WHAT TO WORK ON:
All of the material below is to be repeated exactly.

MATERIAL PROVIDED:
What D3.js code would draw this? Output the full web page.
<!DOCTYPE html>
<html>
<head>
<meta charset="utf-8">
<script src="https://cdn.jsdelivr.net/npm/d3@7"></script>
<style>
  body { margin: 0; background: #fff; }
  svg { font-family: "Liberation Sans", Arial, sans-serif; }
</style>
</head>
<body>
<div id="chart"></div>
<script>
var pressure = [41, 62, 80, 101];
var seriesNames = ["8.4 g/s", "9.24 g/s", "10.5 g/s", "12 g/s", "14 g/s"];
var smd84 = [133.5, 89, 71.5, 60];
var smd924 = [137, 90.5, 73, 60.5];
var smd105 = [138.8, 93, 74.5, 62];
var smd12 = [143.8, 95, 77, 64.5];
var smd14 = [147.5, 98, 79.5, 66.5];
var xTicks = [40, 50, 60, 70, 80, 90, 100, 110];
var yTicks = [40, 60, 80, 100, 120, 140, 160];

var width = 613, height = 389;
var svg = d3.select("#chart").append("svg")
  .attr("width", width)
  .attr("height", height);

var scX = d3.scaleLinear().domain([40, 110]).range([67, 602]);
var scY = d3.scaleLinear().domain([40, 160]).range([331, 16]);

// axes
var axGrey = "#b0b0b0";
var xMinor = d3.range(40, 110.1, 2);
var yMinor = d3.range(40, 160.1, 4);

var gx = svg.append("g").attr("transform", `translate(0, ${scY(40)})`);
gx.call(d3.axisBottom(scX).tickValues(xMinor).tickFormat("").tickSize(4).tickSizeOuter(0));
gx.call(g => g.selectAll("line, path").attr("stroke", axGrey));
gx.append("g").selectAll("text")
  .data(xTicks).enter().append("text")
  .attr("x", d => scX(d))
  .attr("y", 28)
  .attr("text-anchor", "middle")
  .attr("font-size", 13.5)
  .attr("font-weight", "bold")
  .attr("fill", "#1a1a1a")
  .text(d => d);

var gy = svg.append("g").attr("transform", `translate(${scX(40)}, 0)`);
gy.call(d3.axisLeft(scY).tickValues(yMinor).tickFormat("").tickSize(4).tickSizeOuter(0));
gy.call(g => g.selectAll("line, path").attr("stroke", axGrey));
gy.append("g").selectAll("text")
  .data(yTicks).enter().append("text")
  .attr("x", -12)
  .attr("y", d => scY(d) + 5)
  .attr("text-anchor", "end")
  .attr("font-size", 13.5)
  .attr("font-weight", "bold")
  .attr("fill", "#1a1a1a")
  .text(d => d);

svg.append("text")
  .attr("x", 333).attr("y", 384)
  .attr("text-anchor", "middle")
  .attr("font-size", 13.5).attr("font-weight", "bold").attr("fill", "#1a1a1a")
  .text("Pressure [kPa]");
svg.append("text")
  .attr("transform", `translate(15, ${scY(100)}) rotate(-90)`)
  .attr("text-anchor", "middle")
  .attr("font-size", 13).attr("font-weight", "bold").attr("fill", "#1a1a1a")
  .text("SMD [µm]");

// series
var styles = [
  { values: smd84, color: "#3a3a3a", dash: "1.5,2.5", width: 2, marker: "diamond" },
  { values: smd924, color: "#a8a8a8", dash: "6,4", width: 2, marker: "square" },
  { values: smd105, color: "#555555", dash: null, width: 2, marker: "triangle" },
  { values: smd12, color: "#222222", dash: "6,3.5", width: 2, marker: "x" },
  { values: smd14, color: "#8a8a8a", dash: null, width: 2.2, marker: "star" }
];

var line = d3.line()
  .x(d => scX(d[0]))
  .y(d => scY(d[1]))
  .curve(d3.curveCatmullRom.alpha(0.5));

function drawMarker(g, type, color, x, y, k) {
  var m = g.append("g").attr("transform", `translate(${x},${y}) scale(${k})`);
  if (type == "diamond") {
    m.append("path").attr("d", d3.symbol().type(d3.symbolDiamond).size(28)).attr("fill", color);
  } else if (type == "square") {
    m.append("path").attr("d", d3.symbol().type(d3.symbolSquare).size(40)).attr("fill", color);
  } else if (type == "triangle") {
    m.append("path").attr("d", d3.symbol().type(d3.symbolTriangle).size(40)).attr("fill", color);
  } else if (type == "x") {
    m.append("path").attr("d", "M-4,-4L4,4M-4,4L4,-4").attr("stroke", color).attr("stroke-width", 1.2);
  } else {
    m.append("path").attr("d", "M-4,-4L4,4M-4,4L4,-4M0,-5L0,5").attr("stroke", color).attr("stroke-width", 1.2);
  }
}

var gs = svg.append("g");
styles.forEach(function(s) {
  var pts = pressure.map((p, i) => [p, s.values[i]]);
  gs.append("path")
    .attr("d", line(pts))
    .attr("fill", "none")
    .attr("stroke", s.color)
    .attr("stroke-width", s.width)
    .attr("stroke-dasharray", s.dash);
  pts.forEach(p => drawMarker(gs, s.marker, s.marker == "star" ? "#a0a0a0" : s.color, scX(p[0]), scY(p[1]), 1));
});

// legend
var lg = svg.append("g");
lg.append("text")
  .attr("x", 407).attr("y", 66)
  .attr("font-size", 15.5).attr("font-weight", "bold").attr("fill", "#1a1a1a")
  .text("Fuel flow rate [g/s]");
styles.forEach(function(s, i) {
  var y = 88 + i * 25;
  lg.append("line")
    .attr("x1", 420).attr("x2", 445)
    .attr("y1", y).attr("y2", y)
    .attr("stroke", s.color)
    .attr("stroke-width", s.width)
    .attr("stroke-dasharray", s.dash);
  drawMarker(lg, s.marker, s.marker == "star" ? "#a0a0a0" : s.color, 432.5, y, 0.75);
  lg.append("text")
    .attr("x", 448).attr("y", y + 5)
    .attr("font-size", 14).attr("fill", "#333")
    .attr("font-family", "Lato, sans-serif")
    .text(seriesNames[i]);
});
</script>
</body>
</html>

CORRECT OUTPUT:
What D3.js code would draw this? Output the full web page.
<!DOCTYPE html>
<html>
<head>
<meta charset="utf-8">
<script src="https://cdn.jsdelivr.net/npm/d3@7"></script>
<style>
  body { margin: 0; background: #fff; }
  svg { font-family: "Liberation Sans", Arial, sans-serif; }
</style>
</head>
<body>
<div id="chart"></div>
<script>
var pressure = [41, 62, 80, 101];
var seriesNames = ["8.4 g/s", "9.24 g/s", "10.5 g/s", "12 g/s", "14 g/s"];
var smd84 = [133.5, 89, 71.5, 60];
var smd924 = [137, 90.5, 73, 60.5];
var smd105 = [138.8, 93, 74.5, 62];
var smd12 = [143.8, 95, 77, 64.5];
var smd14 = [147.5, 98, 79.5, 66.5];
var xTicks = [40, 50, 60, 70, 80, 90, 100, 110];
var yTicks = [40, 60, 80, 100, 120, 140, 160];

var width = 613, height = 389;
var svg = d3.select("#chart").append("svg")
  .attr("width", width)
  .attr("height", height);

var scX = d3.scaleLinear().domain([40, 110]).range([67, 602]);
var scY = d3.scaleLinear().domain([40, 160]).range([331, 16]);

// axes
var axGrey = "#b0b0b0";
var xMinor = d3.range(40, 110.1, 2);
var yMinor = d3.range(40, 160.1, 4);

var gx = svg.append("g").attr("transform", `translate(0, ${scY(40)})`);
gx.call(d3.axisBottom(scX).tickValues(xMinor).tickFormat("").tickSize(4).tickSizeOuter(0));
gx.call(g => g.selectAll("line, path").attr("stroke", axGrey));
gx.append("g").selectAll("text")
  .data(xTicks).enter().append("text")
  .attr("x", d => scX(d))
  .attr("y", 28)
  .attr("text-anchor", "middle")
  .attr("font-size", 13.5)
  .attr("font-weight", "bold")
  .attr("fill", "#1a1a1a")
  .text(d => d);

var gy = svg.append("g").attr("transform", `translate(${scX(40)}, 0)`);
gy.call(d3.axisLeft(scY).tickValues(yMinor).tickFormat("").tickSize(4).tickSizeOuter(0));
gy.call(g => g.selectAll("line, path").attr("stroke", axGrey));
gy.append("g").selectAll("text")
  .data(yTicks).enter().append("text")
  .attr("x", -12)
  .attr("y", d => scY(d) + 5)
  .attr("text-anchor", "end")
  .attr("font-size", 13.5)
  .attr("font-weight", "bold")
  .attr("fill", "#1a1a1a")
  .text(d => d);

svg.append("text")
  .attr("x", 333).attr("y", 384)
  .attr("text-anchor", "middle")
  .attr("font-size", 13.5).attr("font-weight", "bold").attr("fill", "#1a1a1a")
  .text("Pressure [kPa]");
svg.append("text")
  .attr("transform", `translate(15, ${scY(100)}) rotate(-90)`)
  .attr("text-anchor", "middle")
  .attr("font-size", 13).attr("font-weight", "bold").attr("fill", "#1a1a1a")
  .text("SMD [µm]");

// series
var styles = [
  { values: smd84, color: "#3a3a3a", dash: "1.5,2.5", width: 2, marker: "diamond" },
  { values: smd924, color: "#a8a8a8", dash: "6,4", width: 2, marker: "square" },
  { values: smd105, color: "#555555", dash: null, width: 2, marker: "triangle" },
  { values: smd12, color: "#222222", dash: "6,3.5", width: 2, marker: "x" },
  { values: smd14, color: "#8a8a8a", dash: null, width: 2.2, marker: "star" }
];

var line = d3.line()
  .x(d => scX(d[0]))
  .y(d => scY(d[1]))
  .curve(d3.curveCatmullRom.alpha(0.5));

function drawMarker(g, type, color, x, y, k) {
  var m = g.append("g").attr("transform", `translate(${x},${y}) scale(${k})`);
  if (type == "diamond") {
    m.append("path").attr("d", d3.symbol().type(d3.symbolDiamond).size(28)).attr("fill", color);
  } else if (type == "square") {
    m.append("path").attr("d", d3.symbol().type(d3.symbolSquare).size(40)).attr("fill", color);
  } else if (type == "triangle") {
    m.append("path").attr("d", d3.symbol().type(d3.symbolTriangle).size(40)).attr("fill", color);
  } else if (type == "x") {
    m.append("path").attr("d", "M-4,-4L4,4M-4,4L4,-4").attr("stroke", color).attr("stroke-width", 1.2);
  } else {
    m.append("path").attr("d", "M-4,-4L4,4M-4,4L4,-4M0,-5L0,5").attr("stroke", color).attr("stroke-width", 1.2);
  }
}

var gs = svg.append("g");
styles.forEach(function(s) {
  var pts = pressure.map((p, i) => [p, s.values[i]]);
  gs.append("path")
    .attr("d", line(pts))
    .attr("fill", "none")
    .attr("stroke", s.color)
    .attr("stroke-width", s.width)
    .attr("stroke-dasharray", s.dash);
  pts.forEach(p => drawMarker(gs, s.marker, s.marker == "star" ? "#a0a0a0" : s.color, scX(p[0]), scY(p[1]), 1));
});

// legend
var lg = svg.append("g");
lg.append("text")
  .attr("x", 407).attr("y", 66)
  .attr("font-size", 15.5).attr("font-weight", "bold").attr("fill", "#1a1a1a")
  .text("Fuel flow rate [g/s]");
styles.forEach(function(s, i) {
  var y = 88 + i * 25;
  lg.append("line")
    .attr("x1", 420).attr("x2", 445)
    .attr("y1", y).attr("y2", y)
    .attr("stroke", s.color)
    .attr("stroke-width", s.width)
    .attr("stroke-dasharray", s.dash);
  drawMarker(lg, s.marker, s.marker == "star" ? "#a0a0a0" : s.color, 432.5, y, 0.75);
  lg.append("text")
    .attr("x", 448).attr("y", y + 5)
    .attr("font-size", 14).attr("fill", "#333")
    .attr("font-family", "Lato, sans-serif")
    .text(seriesNames[i]);
});
</script>
</body>
</html>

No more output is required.